> _Brief_
Word for word, give the material below again, minus any images.

> _Recorded information_
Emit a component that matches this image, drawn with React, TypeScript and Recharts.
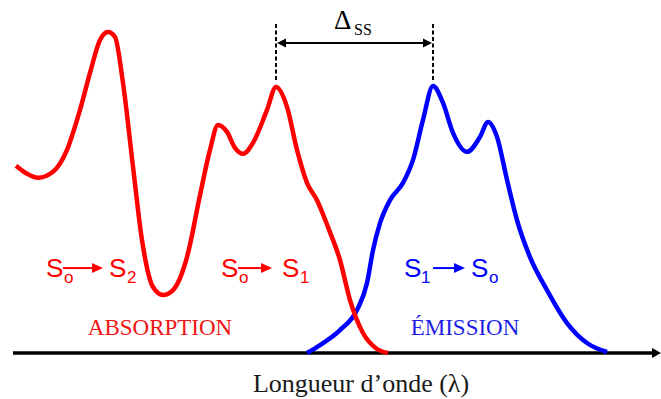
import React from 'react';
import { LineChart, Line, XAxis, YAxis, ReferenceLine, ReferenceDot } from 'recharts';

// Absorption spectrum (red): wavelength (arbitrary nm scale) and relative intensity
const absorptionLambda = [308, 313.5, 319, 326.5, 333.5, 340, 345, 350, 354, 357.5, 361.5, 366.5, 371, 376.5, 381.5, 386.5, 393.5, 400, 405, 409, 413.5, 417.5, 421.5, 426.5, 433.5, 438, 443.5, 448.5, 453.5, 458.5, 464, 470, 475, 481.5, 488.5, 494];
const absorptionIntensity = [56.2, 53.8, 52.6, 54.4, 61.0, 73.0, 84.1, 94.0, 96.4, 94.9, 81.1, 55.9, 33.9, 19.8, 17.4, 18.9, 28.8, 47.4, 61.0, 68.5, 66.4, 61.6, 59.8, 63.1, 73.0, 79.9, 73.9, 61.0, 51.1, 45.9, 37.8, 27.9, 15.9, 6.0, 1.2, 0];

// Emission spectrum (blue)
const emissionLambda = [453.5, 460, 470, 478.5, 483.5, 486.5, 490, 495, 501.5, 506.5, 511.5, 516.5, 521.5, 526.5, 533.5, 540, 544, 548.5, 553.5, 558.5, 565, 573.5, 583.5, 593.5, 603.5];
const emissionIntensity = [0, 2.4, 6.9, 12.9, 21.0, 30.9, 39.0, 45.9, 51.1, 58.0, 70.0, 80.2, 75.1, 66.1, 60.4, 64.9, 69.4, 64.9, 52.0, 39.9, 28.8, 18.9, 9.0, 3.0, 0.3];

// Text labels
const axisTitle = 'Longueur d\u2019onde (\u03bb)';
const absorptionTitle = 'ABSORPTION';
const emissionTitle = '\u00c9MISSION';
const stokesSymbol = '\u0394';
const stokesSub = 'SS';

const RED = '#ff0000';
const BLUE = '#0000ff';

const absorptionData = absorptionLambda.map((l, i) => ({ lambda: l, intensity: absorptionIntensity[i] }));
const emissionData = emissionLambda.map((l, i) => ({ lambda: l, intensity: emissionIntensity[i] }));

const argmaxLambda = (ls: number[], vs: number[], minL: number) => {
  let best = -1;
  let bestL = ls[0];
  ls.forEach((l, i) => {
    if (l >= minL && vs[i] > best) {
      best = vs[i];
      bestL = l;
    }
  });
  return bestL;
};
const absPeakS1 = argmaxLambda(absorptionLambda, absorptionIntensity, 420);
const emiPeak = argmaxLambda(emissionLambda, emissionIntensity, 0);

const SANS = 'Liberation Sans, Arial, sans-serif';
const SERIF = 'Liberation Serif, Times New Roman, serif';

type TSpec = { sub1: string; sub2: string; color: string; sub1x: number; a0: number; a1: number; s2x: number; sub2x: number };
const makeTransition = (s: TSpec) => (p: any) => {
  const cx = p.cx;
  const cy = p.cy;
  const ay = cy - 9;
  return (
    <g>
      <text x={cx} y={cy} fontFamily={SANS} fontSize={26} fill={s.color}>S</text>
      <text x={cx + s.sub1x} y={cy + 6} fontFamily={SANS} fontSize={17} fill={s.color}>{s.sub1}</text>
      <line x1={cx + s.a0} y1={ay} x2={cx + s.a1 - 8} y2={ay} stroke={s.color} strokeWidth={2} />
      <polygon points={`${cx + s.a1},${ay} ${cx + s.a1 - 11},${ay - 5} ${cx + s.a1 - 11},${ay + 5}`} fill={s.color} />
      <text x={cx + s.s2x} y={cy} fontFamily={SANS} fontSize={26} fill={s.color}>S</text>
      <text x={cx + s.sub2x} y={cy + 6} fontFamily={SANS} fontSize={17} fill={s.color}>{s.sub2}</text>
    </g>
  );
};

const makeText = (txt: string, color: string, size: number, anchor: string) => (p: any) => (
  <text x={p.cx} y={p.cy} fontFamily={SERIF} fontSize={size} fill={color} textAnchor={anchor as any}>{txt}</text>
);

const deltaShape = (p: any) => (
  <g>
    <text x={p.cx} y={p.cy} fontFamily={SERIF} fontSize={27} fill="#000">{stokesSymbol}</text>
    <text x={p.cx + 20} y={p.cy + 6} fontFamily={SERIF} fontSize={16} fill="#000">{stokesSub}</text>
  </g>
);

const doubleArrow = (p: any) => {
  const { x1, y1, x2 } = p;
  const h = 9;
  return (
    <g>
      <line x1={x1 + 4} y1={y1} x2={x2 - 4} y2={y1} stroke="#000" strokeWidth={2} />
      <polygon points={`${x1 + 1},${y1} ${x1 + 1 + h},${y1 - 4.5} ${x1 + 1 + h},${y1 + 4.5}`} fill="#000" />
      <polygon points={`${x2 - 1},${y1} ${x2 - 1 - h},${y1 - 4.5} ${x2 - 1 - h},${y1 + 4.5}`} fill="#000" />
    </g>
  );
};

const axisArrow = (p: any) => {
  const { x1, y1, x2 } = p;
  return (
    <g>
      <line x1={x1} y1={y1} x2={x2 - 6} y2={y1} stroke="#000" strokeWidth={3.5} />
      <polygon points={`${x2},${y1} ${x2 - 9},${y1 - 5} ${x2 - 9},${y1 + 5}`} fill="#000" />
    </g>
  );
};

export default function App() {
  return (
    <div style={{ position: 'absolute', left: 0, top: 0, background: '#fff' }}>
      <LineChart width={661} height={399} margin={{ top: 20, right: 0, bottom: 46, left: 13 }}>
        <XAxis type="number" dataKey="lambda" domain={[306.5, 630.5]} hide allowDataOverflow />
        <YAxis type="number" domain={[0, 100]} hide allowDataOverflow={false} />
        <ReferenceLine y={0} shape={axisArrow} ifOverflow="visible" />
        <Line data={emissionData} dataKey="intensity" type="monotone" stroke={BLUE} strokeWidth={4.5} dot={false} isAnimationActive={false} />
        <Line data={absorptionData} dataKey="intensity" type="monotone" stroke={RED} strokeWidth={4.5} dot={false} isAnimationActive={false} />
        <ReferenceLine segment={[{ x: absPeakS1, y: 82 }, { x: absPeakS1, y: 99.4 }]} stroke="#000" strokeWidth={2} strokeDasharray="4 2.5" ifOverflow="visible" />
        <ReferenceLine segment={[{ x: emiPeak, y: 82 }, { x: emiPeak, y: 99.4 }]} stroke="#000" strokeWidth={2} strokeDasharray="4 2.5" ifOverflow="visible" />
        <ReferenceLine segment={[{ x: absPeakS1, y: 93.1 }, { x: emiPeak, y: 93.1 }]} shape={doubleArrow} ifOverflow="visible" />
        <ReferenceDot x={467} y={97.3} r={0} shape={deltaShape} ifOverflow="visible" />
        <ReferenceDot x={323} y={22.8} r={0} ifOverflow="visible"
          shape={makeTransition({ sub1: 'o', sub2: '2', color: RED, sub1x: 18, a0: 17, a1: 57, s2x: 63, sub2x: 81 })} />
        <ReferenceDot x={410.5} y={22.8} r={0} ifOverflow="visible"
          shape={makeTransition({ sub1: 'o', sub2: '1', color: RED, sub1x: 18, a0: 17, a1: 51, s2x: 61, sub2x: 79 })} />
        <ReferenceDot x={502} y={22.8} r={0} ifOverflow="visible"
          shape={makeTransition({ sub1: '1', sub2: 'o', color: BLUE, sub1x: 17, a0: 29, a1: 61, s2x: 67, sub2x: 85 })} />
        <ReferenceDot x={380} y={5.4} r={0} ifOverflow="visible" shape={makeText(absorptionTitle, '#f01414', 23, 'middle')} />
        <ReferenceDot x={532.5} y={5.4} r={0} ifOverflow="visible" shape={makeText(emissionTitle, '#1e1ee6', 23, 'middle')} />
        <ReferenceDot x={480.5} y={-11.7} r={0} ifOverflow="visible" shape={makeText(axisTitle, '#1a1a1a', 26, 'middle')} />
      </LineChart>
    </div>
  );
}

> _Written response_
Emit a component that matches this image, drawn with React, TypeScript and Recharts.
import React from 'react';
import { LineChart, Line, XAxis, YAxis, ReferenceLine, ReferenceDot } from 'recharts';

// Absorption spectrum (red): wavelength (arbitrary nm scale) and relative intensity
const absorptionLambda = [308, 313.5, 319, 326.5, 333.5, 340, 345, 350, 354, 357.5, 361.5, 366.5, 371, 376.5, 381.5, 386.5, 393.5, 400, 405, 409, 413.5, 417.5, 421.5, 426.5, 433.5, 438, 443.5, 448.5, 453.5, 458.5, 464, 470, 475, 481.5, 488.5, 494];
const absorptionIntensity = [56.2, 53.8, 52.6, 54.4, 61.0, 73.0, 84.1, 94.0, 96.4, 94.9, 81.1, 55.9, 33.9, 19.8, 17.4, 18.9, 28.8, 47.4, 61.0, 68.5, 66.4, 61.6, 59.8, 63.1, 73.0, 79.9, 73.9, 61.0, 51.1, 45.9, 37.8, 27.9, 15.9, 6.0, 1.2, 0];

// Emission spectrum (blue)
const emissionLambda = [453.5, 460, 470, 478.5, 483.5, 486.5, 490, 495, 501.5, 506.5, 511.5, 516.5, 521.5, 526.5, 533.5, 540, 544, 548.5, 553.5, 558.5, 565, 573.5, 583.5, 593.5, 603.5];
const emissionIntensity = [0, 2.4, 6.9, 12.9, 21.0, 30.9, 39.0, 45.9, 51.1, 58.0, 70.0, 80.2, 75.1, 66.1, 60.4, 64.9, 69.4, 64.9, 52.0, 39.9, 28.8, 18.9, 9.0, 3.0, 0.3];

// Text labels
const axisTitle = 'Longueur d\u2019onde (\u03bb)';
const absorptionTitle = 'ABSORPTION';
const emissionTitle = '\u00c9MISSION';
const stokesSymbol = '\u0394';
const stokesSub = 'SS';

const RED = '#ff0000';
const BLUE = '#0000ff';

const absorptionData = absorptionLambda.map((l, i) => ({ lambda: l, intensity: absorptionIntensity[i] }));
const emissionData = emissionLambda.map((l, i) => ({ lambda: l, intensity: emissionIntensity[i] }));

const argmaxLambda = (ls: number[], vs: number[], minL: number) => {
  let best = -1;
  let bestL = ls[0];
  ls.forEach((l, i) => {
    if (l >= minL && vs[i] > best) {
      best = vs[i];
      bestL = l;
    }
  });
  return bestL;
};
const absPeakS1 = argmaxLambda(absorptionLambda, absorptionIntensity, 420);
const emiPeak = argmaxLambda(emissionLambda, emissionIntensity, 0);

const SANS = 'Liberation Sans, Arial, sans-serif';
const SERIF = 'Liberation Serif, Times New Roman, serif';

type TSpec = { sub1: string; sub2: string; color: string; sub1x: number; a0: number; a1: number; s2x: number; sub2x: number };
const makeTransition = (s: TSpec) => (p: any) => {
  const cx = p.cx;
  const cy = p.cy;
  const ay = cy - 9;
  return (
    <g>
      <text x={cx} y={cy} fontFamily={SANS} fontSize={26} fill={s.color}>S</text>
      <text x={cx + s.sub1x} y={cy + 6} fontFamily={SANS} fontSize={17} fill={s.color}>{s.sub1}</text>
      <line x1={cx + s.a0} y1={ay} x2={cx + s.a1 - 8} y2={ay} stroke={s.color} strokeWidth={2} />
      <polygon points={`${cx + s.a1},${ay} ${cx + s.a1 - 11},${ay - 5} ${cx + s.a1 - 11},${ay + 5}`} fill={s.color} />
      <text x={cx + s.s2x} y={cy} fontFamily={SANS} fontSize={26} fill={s.color}>S</text>
      <text x={cx + s.sub2x} y={cy + 6} fontFamily={SANS} fontSize={17} fill={s.color}>{s.sub2}</text>
    </g>
  );
};

const makeText = (txt: string, color: string, size: number, anchor: string) => (p: any) => (
  <text x={p.cx} y={p.cy} fontFamily={SERIF} fontSize={size} fill={color} textAnchor={anchor as any}>{txt}</text>
);

const deltaShape = (p: any) => (
  <g>
    <text x={p.cx} y={p.cy} fontFamily={SERIF} fontSize={27} fill="#000">{stokesSymbol}</text>
    <text x={p.cx + 20} y={p.cy + 6} fontFamily={SERIF} fontSize={16} fill="#000">{stokesSub}</text>
  </g>
);

const doubleArrow = (p: any) => {
  const { x1, y1, x2 } = p;
  const h = 9;
  return (
    <g>
      <line x1={x1 + 4} y1={y1} x2={x2 - 4} y2={y1} stroke="#000" strokeWidth={2} />
      <polygon points={`${x1 + 1},${y1} ${x1 + 1 + h},${y1 - 4.5} ${x1 + 1 + h},${y1 + 4.5}`} fill="#000" />
      <polygon points={`${x2 - 1},${y1} ${x2 - 1 - h},${y1 - 4.5} ${x2 - 1 - h},${y1 + 4.5}`} fill="#000" />
    </g>
  );
};

const axisArrow = (p: any) => {
  const { x1, y1, x2 } = p;
  return (
    <g>
      <line x1={x1} y1={y1} x2={x2 - 6} y2={y1} stroke="#000" strokeWidth={3.5} />
      <polygon points={`${x2},${y1} ${x2 - 9},${y1 - 5} ${x2 - 9},${y1 + 5}`} fill="#000" />
    </g>
  );
};

export default function App() {
  return (
    <div style={{ position: 'absolute', left: 0, top: 0, background: '#fff' }}>
      <LineChart width={661} height={399} margin={{ top: 20, right: 0, bottom: 46, left: 13 }}>
        <XAxis type="number" dataKey="lambda" domain={[306.5, 630.5]} hide allowDataOverflow />
        <YAxis type="number" domain={[0, 100]} hide allowDataOverflow={false} />
        <ReferenceLine y={0} shape={axisArrow} ifOverflow="visible" />
        <Line data={emissionData} dataKey="intensity" type="monotone" stroke={BLUE} strokeWidth={4.5} dot={false} isAnimationActive={false} />
        <Line data={absorptionData} dataKey="intensity" type="monotone" stroke={RED} strokeWidth={4.5} dot={false} isAnimationActive={false} />
        <ReferenceLine segment={[{ x: absPeakS1, y: 82 }, { x: absPeakS1, y: 99.4 }]} stroke="#000" strokeWidth={2} strokeDasharray="4 2.5" ifOverflow="visible" />
        <ReferenceLine segment={[{ x: emiPeak, y: 82 }, { x: emiPeak, y: 99.4 }]} stroke="#000" strokeWidth={2} strokeDasharray="4 2.5" ifOverflow="visible" />
        <ReferenceLine segment={[{ x: absPeakS1, y: 93.1 }, { x: emiPeak, y: 93.1 }]} shape={doubleArrow} ifOverflow="visible" />
        <ReferenceDot x={467} y={97.3} r={0} shape={deltaShape} ifOverflow="visible" />
        <ReferenceDot x={323} y={22.8} r={0} ifOverflow="visible"
          shape={makeTransition({ sub1: 'o', sub2: '2', color: RED, sub1x: 18, a0: 17, a1: 57, s2x: 63, sub2x: 81 })} />
        <ReferenceDot x={410.5} y={22.8} r={0} ifOverflow="visible"
          shape={makeTransition({ sub1: 'o', sub2: '1', color: RED, sub1x: 18, a0: 17, a1: 51, s2x: 61, sub2x: 79 })} />
        <ReferenceDot x={502} y={22.8} r={0} ifOverflow="visible"
          shape={makeTransition({ sub1: '1', sub2: 'o', color: BLUE, sub1x: 17, a0: 29, a1: 61, s2x: 67, sub2x: 85 })} />
        <ReferenceDot x={380} y={5.4} r={0} ifOverflow="visible" shape={makeText(absorptionTitle, '#f01414', 23, 'middle')} />
        <ReferenceDot x={532.5} y={5.4} r={0} ifOverflow="visible" shape={makeText(emissionTitle, '#1e1ee6', 23, 'middle')} />
        <ReferenceDot x={480.5} y={-11.7} r={0} ifOverflow="visible" shape={makeText(axisTitle, '#1a1a1a', 26, 'middle')} />
      </LineChart>
    </div>
  );
}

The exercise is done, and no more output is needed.